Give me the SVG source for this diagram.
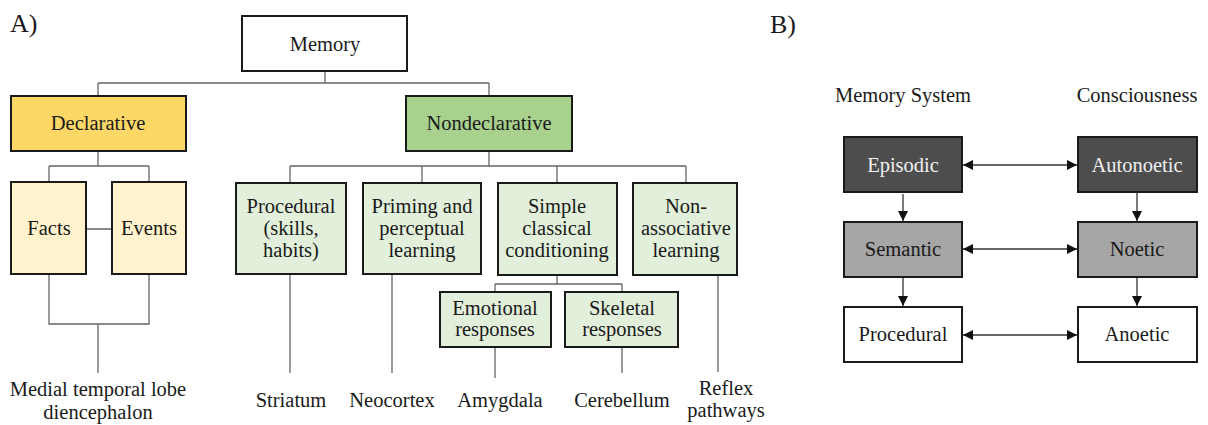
<svg xmlns="http://www.w3.org/2000/svg" width="1208" height="425" viewBox="0 0 1208 425">
<defs>
<style>
.box{stroke:#1a1a1a;stroke-width:2}
.white{fill:#ffffff}
.decl{fill:#fdd867}
.declc{fill:#fff2cc}
.nond{fill:#a9d18e}
.nondc{fill:#e2efda}
.dark{fill:#4d4d4d}
.mid{fill:#a6a6a6}
.conn{fill:none;stroke:#666;stroke-width:1.3}
.arr{fill:none;stroke:#333;stroke-width:1.3}
</style>
<marker id="ah" viewBox="0 0 10 10" refX="10" refY="5" markerWidth="10" markerHeight="10" markerUnits="userSpaceOnUse" orient="auto-start-reverse">
<path d="M0,0 L10,5 L0,10 Z" fill="#111"/>
</marker>
</defs>
<rect width="1208" height="425" fill="#ffffff"/>
<g font-family="Liberation Serif, serif" font-size="20.5" text-anchor="middle" fill="#1a1a1a">
<text x="10" y="32" font-size="26" text-anchor="start">A)</text>
<text x="770" y="33" font-size="26" text-anchor="start">B)</text>

<g id="connectors">
<path class="conn" d="M325,71 V83 M98,83 H489 M98,83 V96 M489,83 V96"/>
<path class="conn" d="M98,151 V166 M49,166 H149 M49,166 V182 M149,166 V182 M86,229 H112"/>
<path class="conn" d="M49,274 V324 H149 V274 M98,324 V373"/>
<path class="conn" d="M489,151 V166 M290,166 H686 M290,166 V183 M422,166 V183 M557,166 V183 M686,166 V183"/>
<path class="conn" d="M290,274 V373 M392,274 V373 M718,275 V372"/>
<path class="conn" d="M557,275 V284 M495,284 H622 M495,284 V292 M622,284 V292"/>
<path class="conn" d="M495,347 V378 M622,347 V373"/>
<path class="arr" marker-start="url(#ah)" marker-end="url(#ah)" d="M963,165 H1077"/>
<path class="arr" marker-start="url(#ah)" marker-end="url(#ah)" d="M963,249 H1077"/>
<path class="arr" marker-start="url(#ah)" marker-end="url(#ah)" d="M963,335 H1077"/>
<path class="arr" marker-end="url(#ah)" d="M903,194 V221"/>
<path class="arr" marker-end="url(#ah)" d="M903,278 V306"/>
<path class="arr" marker-end="url(#ah)" d="M1137,193 V221"/>
<path class="arr" marker-end="url(#ah)" d="M1137,278 V306"/>
</g>

<g id="memory"><rect class="box white" x="242" y="16" width="165" height="55"/><text x="325" y="51">Memory</text></g>
<g id="declarative"><rect class="box decl" x="11" y="96" width="175" height="55"/><text x="98" y="130">Declarative</text></g>
<g id="nondeclarative"><rect class="box nond" x="406" y="96" width="166" height="55"/><text x="489" y="130">Nondeclarative</text></g>
<g id="facts"><rect class="box declc" x="11" y="182" width="75" height="92"/><text x="49" y="235">Facts</text></g>
<g id="events"><rect class="box declc" x="112" y="182" width="74" height="92"/><text x="149" y="235">Events</text></g>
<g id="procedural"><rect class="box nondc" x="236" y="183" width="110" height="91"/><text x="291" y="213">Procedural</text><text x="291" y="235">(skills,</text><text x="291" y="257">habits)</text></g>
<g id="priming"><rect class="box nondc" x="363" y="183" width="118" height="91"/><text x="422" y="213">Priming and</text><text x="422" y="235">perceptual</text><text x="422" y="257">learning</text></g>
<g id="simple"><rect class="box nondc" x="498" y="183" width="119" height="92"/><text x="557" y="213">Simple</text><text x="557" y="235">classical</text><text x="557" y="257">conditioning</text></g>
<g id="nonassociative"><rect class="box nondc" x="633" y="183" width="104" height="92"/><text x="686" y="213">Non-</text><text x="686" y="235">associative</text><text x="686" y="257">learning</text></g>
<g id="emotional"><rect class="box nondc" x="440" y="292" width="111" height="55"/><text x="495" y="315">Emotional</text><text x="495" y="336">responses</text></g>
<g id="skeletal"><rect class="box nondc" x="565" y="292" width="113" height="55"/><text x="622" y="315">Skeletal</text><text x="622" y="336">responses</text></g>

<g id="label-mtl"><text x="98" y="396">Medial temporal lobe</text><text x="98" y="419">diencephalon</text></g>
<g id="label-striatum"><text x="291" y="407">Striatum</text></g>
<g id="label-neocortex"><text x="392" y="407">Neocortex</text></g>
<g id="label-amygdala"><text x="500" y="407">Amygdala</text></g>
<g id="label-cerebellum"><text x="622" y="407">Cerebellum</text></g>
<g id="label-reflex"><text x="726" y="395">Reflex</text><text x="726" y="417">pathways</text></g>

<g id="header-memsys"><text x="903" y="102">Memory System</text></g>
<g id="header-consc"><text x="1137" y="102">Consciousness</text></g>
<g id="episodic"><rect class="box dark" x="844" y="137" width="118" height="55"/><text x="903" y="172" fill="#f0f0f0">Episodic</text></g>
<g id="autonoetic"><rect class="box dark" x="1078" y="137" width="119" height="55"/><text x="1137" y="172" fill="#f0f0f0">Autonoetic</text></g>
<g id="semantic"><rect class="box mid" x="844" y="222" width="118" height="55"/><text x="903" y="256">Semantic</text></g>
<g id="noetic"><rect class="box mid" x="1078" y="222" width="119" height="55"/><text x="1137" y="256">Noetic</text></g>
<g id="procedural-b"><rect class="box white" x="844" y="307" width="118" height="55"/><text x="903" y="341">Procedural</text></g>
<g id="anoetic"><rect class="box white" x="1078" y="307" width="119" height="55"/><text x="1137" y="341">Anoetic</text></g>
</g>
</svg>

TASK DESCRIPTION: Reproduce the material above in full, exactly, with no images.

WRITTEN SOLUTION:
Give me the SVG source for this diagram.
<svg xmlns="http://www.w3.org/2000/svg" width="1208" height="425" viewBox="0 0 1208 425">
<defs>
<style>
.box{stroke:#1a1a1a;stroke-width:2}
.white{fill:#ffffff}
.decl{fill:#fdd867}
.declc{fill:#fff2cc}
.nond{fill:#a9d18e}
.nondc{fill:#e2efda}
.dark{fill:#4d4d4d}
.mid{fill:#a6a6a6}
.conn{fill:none;stroke:#666;stroke-width:1.3}
.arr{fill:none;stroke:#333;stroke-width:1.3}
</style>
<marker id="ah" viewBox="0 0 10 10" refX="10" refY="5" markerWidth="10" markerHeight="10" markerUnits="userSpaceOnUse" orient="auto-start-reverse">
<path d="M0,0 L10,5 L0,10 Z" fill="#111"/>
</marker>
</defs>
<rect width="1208" height="425" fill="#ffffff"/>
<g font-family="Liberation Serif, serif" font-size="20.5" text-anchor="middle" fill="#1a1a1a">
<text x="10" y="32" font-size="26" text-anchor="start">A)</text>
<text x="770" y="33" font-size="26" text-anchor="start">B)</text>

<g id="connectors">
<path class="conn" d="M325,71 V83 M98,83 H489 M98,83 V96 M489,83 V96"/>
<path class="conn" d="M98,151 V166 M49,166 H149 M49,166 V182 M149,166 V182 M86,229 H112"/>
<path class="conn" d="M49,274 V324 H149 V274 M98,324 V373"/>
<path class="conn" d="M489,151 V166 M290,166 H686 M290,166 V183 M422,166 V183 M557,166 V183 M686,166 V183"/>
<path class="conn" d="M290,274 V373 M392,274 V373 M718,275 V372"/>
<path class="conn" d="M557,275 V284 M495,284 H622 M495,284 V292 M622,284 V292"/>
<path class="conn" d="M495,347 V378 M622,347 V373"/>
<path class="arr" marker-start="url(#ah)" marker-end="url(#ah)" d="M963,165 H1077"/>
<path class="arr" marker-start="url(#ah)" marker-end="url(#ah)" d="M963,249 H1077"/>
<path class="arr" marker-start="url(#ah)" marker-end="url(#ah)" d="M963,335 H1077"/>
<path class="arr" marker-end="url(#ah)" d="M903,194 V221"/>
<path class="arr" marker-end="url(#ah)" d="M903,278 V306"/>
<path class="arr" marker-end="url(#ah)" d="M1137,193 V221"/>
<path class="arr" marker-end="url(#ah)" d="M1137,278 V306"/>
</g>

<g id="memory"><rect class="box white" x="242" y="16" width="165" height="55"/><text x="325" y="51">Memory</text></g>
<g id="declarative"><rect class="box decl" x="11" y="96" width="175" height="55"/><text x="98" y="130">Declarative</text></g>
<g id="nondeclarative"><rect class="box nond" x="406" y="96" width="166" height="55"/><text x="489" y="130">Nondeclarative</text></g>
<g id="facts"><rect class="box declc" x="11" y="182" width="75" height="92"/><text x="49" y="235">Facts</text></g>
<g id="events"><rect class="box declc" x="112" y="182" width="74" height="92"/><text x="149" y="235">Events</text></g>
<g id="procedural"><rect class="box nondc" x="236" y="183" width="110" height="91"/><text x="291" y="213">Procedural</text><text x="291" y="235">(skills,</text><text x="291" y="257">habits)</text></g>
<g id="priming"><rect class="box nondc" x="363" y="183" width="118" height="91"/><text x="422" y="213">Priming and</text><text x="422" y="235">perceptual</text><text x="422" y="257">learning</text></g>
<g id="simple"><rect class="box nondc" x="498" y="183" width="119" height="92"/><text x="557" y="213">Simple</text><text x="557" y="235">classical</text><text x="557" y="257">conditioning</text></g>
<g id="nonassociative"><rect class="box nondc" x="633" y="183" width="104" height="92"/><text x="686" y="213">Non-</text><text x="686" y="235">associative</text><text x="686" y="257">learning</text></g>
<g id="emotional"><rect class="box nondc" x="440" y="292" width="111" height="55"/><text x="495" y="315">Emotional</text><text x="495" y="336">responses</text></g>
<g id="skeletal"><rect class="box nondc" x="565" y="292" width="113" height="55"/><text x="622" y="315">Skeletal</text><text x="622" y="336">responses</text></g>

<g id="label-mtl"><text x="98" y="396">Medial temporal lobe</text><text x="98" y="419">diencephalon</text></g>
<g id="label-striatum"><text x="291" y="407">Striatum</text></g>
<g id="label-neocortex"><text x="392" y="407">Neocortex</text></g>
<g id="label-amygdala"><text x="500" y="407">Amygdala</text></g>
<g id="label-cerebellum"><text x="622" y="407">Cerebellum</text></g>
<g id="label-reflex"><text x="726" y="395">Reflex</text><text x="726" y="417">pathways</text></g>

<g id="header-memsys"><text x="903" y="102">Memory System</text></g>
<g id="header-consc"><text x="1137" y="102">Consciousness</text></g>
<g id="episodic"><rect class="box dark" x="844" y="137" width="118" height="55"/><text x="903" y="172" fill="#f0f0f0">Episodic</text></g>
<g id="autonoetic"><rect class="box dark" x="1078" y="137" width="119" height="55"/><text x="1137" y="172" fill="#f0f0f0">Autonoetic</text></g>
<g id="semantic"><rect class="box mid" x="844" y="222" width="118" height="55"/><text x="903" y="256">Semantic</text></g>
<g id="noetic"><rect class="box mid" x="1078" y="222" width="119" height="55"/><text x="1137" y="256">Noetic</text></g>
<g id="procedural-b"><rect class="box white" x="844" y="307" width="118" height="55"/><text x="903" y="341">Procedural</text></g>
<g id="anoetic"><rect class="box white" x="1078" y="307" width="119" height="55"/><text x="1137" y="341">Anoetic</text></g>
</g>
</svg>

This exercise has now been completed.